Its on pp 200-201 of Chapter 9 on Classes and Modules. This approach below occured to me as being more straightforward, but the commented output lines below are not working for unknown reasons:

Range.prototype = {
  includes: function(x) {
    return this.from <= x && x <= this.to;
  },

  foreach: function(f) {
    for (var x = Math.ceil(this.from); x <= this.to; x++) f(x);
  },

  toString: function() {
    return "(" + this.from + "..." + this.to + ")";
  },

  Z: "ZZZZZZZZZZZZZZZZZZZ",    
}

function Range(from,to) {
  this.from = from
  this.to = to
}

var r = new Range(1,3)

console.log(Range.prototype.Z)
console.log(r.constructor.prototype.Z)  //undefined 
console.log(r.Z)
console.log(r.includes(2));
console.log(r.toString());
console.log(r);  // Does not use Range.toString 
r.foreach(console.log); // TypeError 

Answer 1

1) console.log(r.constructor.prototype.Z) //undefined

The issue is that r.constructor === Object rather than Range . This is because the value is inherited from the prototype object, which itself has a constructor of Object .

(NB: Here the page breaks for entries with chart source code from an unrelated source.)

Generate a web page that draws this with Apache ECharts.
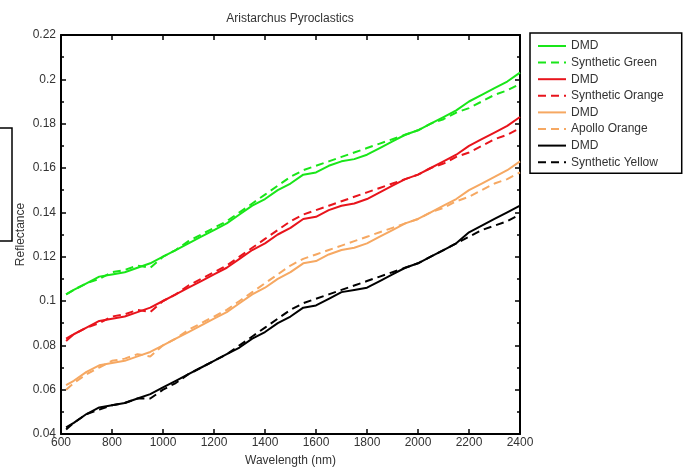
<!DOCTYPE html>
<html lang="en">
  <head>
    <meta charset="UTF-8" />
    <title>Aristarchus Pyroclastics</title>
    <script src="https://cdn.jsdelivr.net/npm/echarts@6/dist/echarts.min.js"></script>
    <style>
      html, body { margin: 0; padding: 0; background: #fff; }
      #main { width: 684px; height: 468px; }
    </style>
  </head>
  <body>
    <div id="main"></div>
    <script>
      // wavelength (nm) sample points
      var wavelength = [620, 650, 700, 750, 800, 850, 900, 950, 1000, 1050, 1100, 1150, 1200,
        1250, 1300, 1350, 1400, 1450, 1500, 1550, 1600, 1650, 1700, 1750, 1800, 1850, 1900,
        1950, 2000, 2050, 2100, 2150, 2200, 2250, 2300, 2350, 2400];

      // reflectance
      var dmdGreen = [0.103, 0.105, 0.108, 0.111, 0.112, 0.113, 0.115, 0.117, 0.120, 0.123, 0.126, 0.129, 0.132,
        0.135, 0.139, 0.143, 0.146, 0.150, 0.153, 0.157, 0.158, 0.161, 0.163, 0.164, 0.166, 0.169, 0.172,
        0.175, 0.177, 0.180, 0.183, 0.186, 0.190, 0.193, 0.196, 0.199, 0.203];
      var synthGreen = [0.103, 0.105, 0.108, 0.110, 0.113, 0.114, 0.116, 0.115, 0.120, 0.123, 0.127, 0.130, 0.133,
        0.136, 0.140, 0.144, 0.148, 0.152, 0.156, 0.159, 0.161, 0.163, 0.165, 0.167, 0.169, 0.171, 0.173,
        0.175, 0.177, 0.180, 0.182, 0.185, 0.187, 0.190, 0.193, 0.195, 0.198];
      var dmdRed = [0.082, 0.085, 0.088, 0.091, 0.092, 0.093, 0.095, 0.097, 0.100, 0.103, 0.106, 0.109, 0.112,
        0.115, 0.119, 0.123, 0.126, 0.130, 0.133, 0.137, 0.138, 0.141, 0.143, 0.144, 0.146, 0.149, 0.152,
        0.155, 0.157, 0.160, 0.163, 0.166, 0.170, 0.173, 0.176, 0.179, 0.183];
      var synthOrange = [0.083, 0.085, 0.088, 0.090, 0.093, 0.094, 0.096, 0.095, 0.100, 0.103, 0.107, 0.110, 0.113,
        0.116, 0.120, 0.124, 0.128, 0.132, 0.136, 0.139, 0.141, 0.143, 0.145, 0.147, 0.149, 0.151, 0.153,
        0.155, 0.157, 0.160, 0.162, 0.165, 0.167, 0.170, 0.173, 0.175, 0.178];
      var dmdOrange = [0.062, 0.064, 0.068, 0.071, 0.072, 0.073, 0.075, 0.077, 0.080, 0.083, 0.086, 0.089, 0.092,
        0.095, 0.099, 0.103, 0.106, 0.110, 0.113, 0.117, 0.118, 0.121, 0.123, 0.124, 0.126, 0.129, 0.132,
        0.135, 0.137, 0.140, 0.143, 0.146, 0.150, 0.153, 0.156, 0.159, 0.163];
      var apolloOrange = [0.060, 0.063, 0.067, 0.070, 0.073, 0.074, 0.076, 0.075, 0.080, 0.083, 0.087, 0.090, 0.093,
        0.096, 0.100, 0.104, 0.108, 0.112, 0.116, 0.119, 0.121, 0.123, 0.125, 0.127, 0.129, 0.131, 0.133,
        0.135, 0.137, 0.140, 0.142, 0.145, 0.147, 0.150, 0.153, 0.155, 0.158];
      var dmdBlack = [0.043, 0.045, 0.049, 0.052, 0.053, 0.054, 0.056, 0.058, 0.061, 0.064, 0.067, 0.070, 0.073,
        0.076, 0.079, 0.083, 0.086, 0.090, 0.093, 0.097, 0.098, 0.101, 0.104, 0.105, 0.106, 0.109, 0.112,
        0.115, 0.117, 0.120, 0.123, 0.126, 0.131, 0.134, 0.137, 0.140, 0.143];
      var synthYellow = [0.042, 0.045, 0.049, 0.051, 0.053, 0.054, 0.056, 0.056, 0.060, 0.063, 0.067, 0.070, 0.073,
        0.076, 0.080, 0.084, 0.088, 0.092, 0.096, 0.099, 0.101, 0.103, 0.105, 0.107, 0.109, 0.111, 0.113,
        0.115, 0.117, 0.120, 0.123, 0.126, 0.129, 0.132, 0.134, 0.136, 0.139];

      var xTicks = { min: 600, max: 2400, step: 200 };
      var yTicks = { min: 0.04, max: 0.22, step: 0.02 };

      function pairs(vals) {
        var out = [];
        for (var i = 0; i < vals.length; i++) out.push([wavelength[i], vals[i]]);
        return out;
      }

      // names carry a suffix so the four "DMD" entries stay separate in the legend
      function mkSeries(name, vals, color, dashed) {
        return {
          name: name,
          type: "line",
          data: pairs(vals),
          symbol: "none",
          showSymbol: false,
          lineStyle: { color: color, width: 2, type: dashed ? [8, 5] : "solid" },
          itemStyle: { color: color },
          emphasis: { disabled: true },
        };
      }

      var font = "Liberation Sans";
      var myChart = echarts.init(document.getElementById("main"));

      var axisLine = { show: true, lineStyle: { color: "#000", width: 2 } };

      var option = {
        animation: false,
        backgroundColor: "#fff",
        textStyle: { fontFamily: font },
        grid: { left: 61, right: 164, top: 35, bottom: 34, outerBoundsMode: "none" },
        legend: {
          orient: "vertical",
          left: 530,
          top: 33,
          padding: [7, 18, 5, 7],
          itemWidth: 28,
          itemHeight: 14,
          itemGap: 4.6,
          borderColor: "#000",
          borderWidth: 1.5,
          selectedMode: false,
          itemStyle: { opacity: 0 },
          textStyle: { fontFamily: font, fontSize: 12, color: "#333" },
          formatter: function (name) { return name.split("|")[0]; },
        },
        xAxis: [
          {
            type: "value", position: "bottom",
            min: xTicks.min, max: xTicks.max, interval: xTicks.step,
            name: "Wavelength (nm)", nameLocation: "middle", nameGap: 21,
            nameTextStyle: { fontFamily: font, fontSize: 12, color: "#333" },
            axisLine: axisLine,
            axisTick: { inside: true, length: 5, lineStyle: { color: "#000", width: 1.5 } },
            axisLabel: { fontFamily: font, fontSize: 12, color: "#333", margin: 3,
              formatter: function (v) { return String(v); } },
            splitLine: { show: false },
          },
          {
            type: "value", position: "top",
            min: xTicks.min, max: xTicks.max, interval: xTicks.step,
            axisLine: axisLine,
            axisTick: { inside: true, length: 5, lineStyle: { color: "#000", width: 1.5 } },
            axisLabel: { show: false },
            splitLine: { show: false },
          },
        ],
        yAxis: [
          {
            type: "value", position: "left",
            min: yTicks.min, max: yTicks.max, interval: yTicks.step,
            name: "Reflectance", nameLocation: "middle", nameGap: 34, nameMoveOverlap: false,
            nameTextStyle: { fontFamily: font, fontSize: 12, color: "#333" },
            axisLine: axisLine,
            axisTick: { inside: true, length: 5, lineStyle: { color: "#000", width: 1.5 } },
            minorTick: { show: true, splitNumber: 2, length: 3, lineStyle: { color: "#000", width: 1.5 } },
            axisLabel: { fontFamily: font, fontSize: 12, color: "#333", margin: 5 },
            splitLine: { show: false },
          },
          {
            type: "value", position: "right",
            min: yTicks.min, max: yTicks.max, interval: yTicks.step,
            axisLine: axisLine,
            axisTick: { inside: true, length: 5, lineStyle: { color: "#000", width: 1.5 } },
            minorTick: { show: true, splitNumber: 2, length: 3, lineStyle: { color: "#000", width: 1.5 } },
            axisLabel: { show: false },
            splitLine: { show: false },
          },
        ],
        graphic: [
          {
            type: "text", x: 290, y: 13,
            style: { text: "Aristarchus Pyroclastics", fill: "#333", font: "12px " + font, textAlign: "center" },
          },
          {
            // edge of the neighbouring panel's legend box
            type: "rect",
            shape: { x: -20, y: 128, width: 32, height: 113 },
            style: { fill: "none", stroke: "#000", lineWidth: 1.5 },
          },
        ],
        series: [
          mkSeries("DMD|g", dmdGreen, "#19e619", false),
          mkSeries("Synthetic Green", synthGreen, "#19e619", true),
          mkSeries("DMD|r", dmdRed, "#e8141c", false),
          mkSeries("Synthetic Orange", synthOrange, "#e8141c", true),
          mkSeries("DMD|o", dmdOrange, "#f6a862", false),
          mkSeries("Apollo Orange", apolloOrange, "#f6a862", true),
          mkSeries("DMD|k", dmdBlack, "#000", false),
          mkSeries("Synthetic Yellow", synthYellow, "#000", true),
        ],
      };

      myChart.setOption(option);
    </script>
  </body>
</html>
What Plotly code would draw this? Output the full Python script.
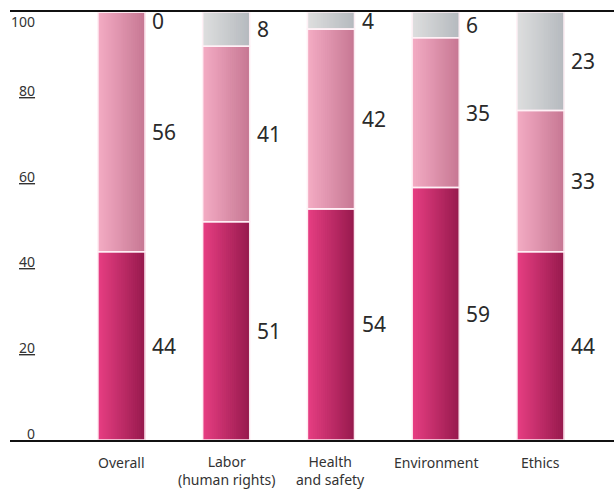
import plotly.graph_objects as go

# Survey shares (%) per category, stacked bottom to top
categories = ["Overall", "Labor<br>(human rights)", "Health<br>and safety", "Environment", "Ethics"]
seg_low = [44, 51, 54, 59, 44]
seg_mid = [56, 41, 42, 35, 33]
seg_top = [0, 8, 4, 6, 23]
y_ticks = [0, 20, 40, 60, 80, 100]

series = [seg_low, seg_mid, seg_top]
# left -> right gradient colours per segment
gradients = [
    ((0xE6, 0x3E, 0x82), (0x98, 0x1A, 0x4E)),
    ((0xF3, 0xAB, 0xC3), (0xC7, 0x78, 0x94)),
    ((0xDD, 0xDE, 0xDE), (0xB6, 0xBA, 0xBF)),
]

xs = list(range(len(categories)))
bar_w = 0.45
n_strips = 24

fig = go.Figure()

base = [0] * len(categories)
bases = []
for vals, (c0, c1) in zip(series, gradients):
    bases.append(list(base))
    for i in range(n_strips):
        t = i / (n_strips - 1)
        col = "rgb({},{},{})".format(*[round(a + (b - a) * t) for a, b in zip(c0, c1)])
        off = -bar_w / 2 + i * bar_w / n_strips
        fig.add_trace(go.Bar(
            x=xs, y=vals, base=base,
            width=bar_w / 2 - off, offset=off,
            marker=dict(color=col, line=dict(width=0)),
            hoverinfo="skip", showlegend=False,
        ))
    base = [b + v for b, v in zip(base, vals)]

# thin light separators between stacked segments
for vals, b in zip(series, bases):
    fig.add_trace(go.Bar(
        x=xs, y=vals, base=b, width=bar_w, offset=-bar_w / 2,
        marker=dict(color="rgba(0,0,0,0)", line=dict(color="rgba(255,240,245,0.95)", width=1.6)),
        hoverinfo="skip", showlegend=False,
    ))

annotations = []
# value labels to the right of each segment
for vals, b in zip(series, bases):
    for x, v, b0 in zip(xs, vals, b):
        mid = min(b0 + v / 2, 98)
        annotations.append(dict(
            x=x + bar_w / 2, y=mid, xref="x", yref="y",
            text=str(v), showarrow=False, xanchor="left", yanchor="middle",
            xshift=5, font=dict(size=21, color="#2a2a2a", family="Noto Sans"),
        ))

# y tick labels drawn just above their gridline position
for t in y_ticks:
    txt = str(t) if t in (0, 100) else "<u>{}</u>".format(t)
    annotations.append(dict(
        x=0, y=t, xref="paper", yref="y", text=txt, showarrow=False,
        xanchor="right", yanchor="middle", xshift=27,
        yshift=(-9 if t == 100 else 7),
        font=dict(size=14, color="#333333", family="Noto Sans"),
    ))

# category labels under the axis
for x, cat in zip(xs, categories):
    two_line = "<br>" in cat
    annotations.append(dict(
        x=x, y=0, xref="x", yref="y",
        text=cat, showarrow=False, xanchor="center",
        yanchor=("top" if two_line else "middle"),
        yshift=(-11 if two_line else -22), borderpad=0,
        font=dict(size=14, color="#333333", family="Noto Sans"),
    ))

fig.update_layout(
    width=614, height=489,
    margin=dict(l=10, r=0, t=12, b=49),
    barmode="overlay",
    plot_bgcolor="white", paper_bgcolor="white",
    annotations=annotations,
    xaxis=dict(
        range=[-1.064, 4.702], showticklabels=False,
        showline=True, linecolor="#111111", linewidth=1.5, mirror=True,
        showgrid=False, zeroline=False, ticks="", automargin=False,
    ),
    yaxis=dict(range=[0, 100], showticklabels=False, showgrid=False,
               zeroline=False, showline=False, ticks="", automargin=False),
)

fig.write_html("out.html")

You'll have to override it within the prototype for it to reference Range as you expected:

Range.prototype = {
  constructor: Range,
  ...
}

[ Edit ] Or, rather than setting the entire prototype to a new object, you can extend the existing object:

Range.prototype.includes = function ...;
Range.prototype.foreach = function ...;
Range.prototype.toString = function ...;
Range.prototype.Z = "ZZZZZZZZZZZZZZZZZZZ";

With this, any preset keys, like constructor , are still part of the prototype without having to set them yourself.

---

2) console.log(r); // Does not use Range.toString console.log(r); // Does not use Range.toString

The console simply doesn't use toString() . It instead lists the instance as browsable so you can see all of its properties and their values.

If you want it to show the result of toString() , you have to call it yourself as you did on the line before:

console.log(r.toString());

---

3) r.foreach(console.log); // TypeError r.foreach(console.log); // TypeError

log specifically needs its context (the value of this ) to be console , but it's being passed as a simple function reference without a context.

You'll either have to wrap it in another function so it can be called as a method or bind it to console :

r.foreach(function (n) { console.log(n); });
r.foreach(console.log.bind(console));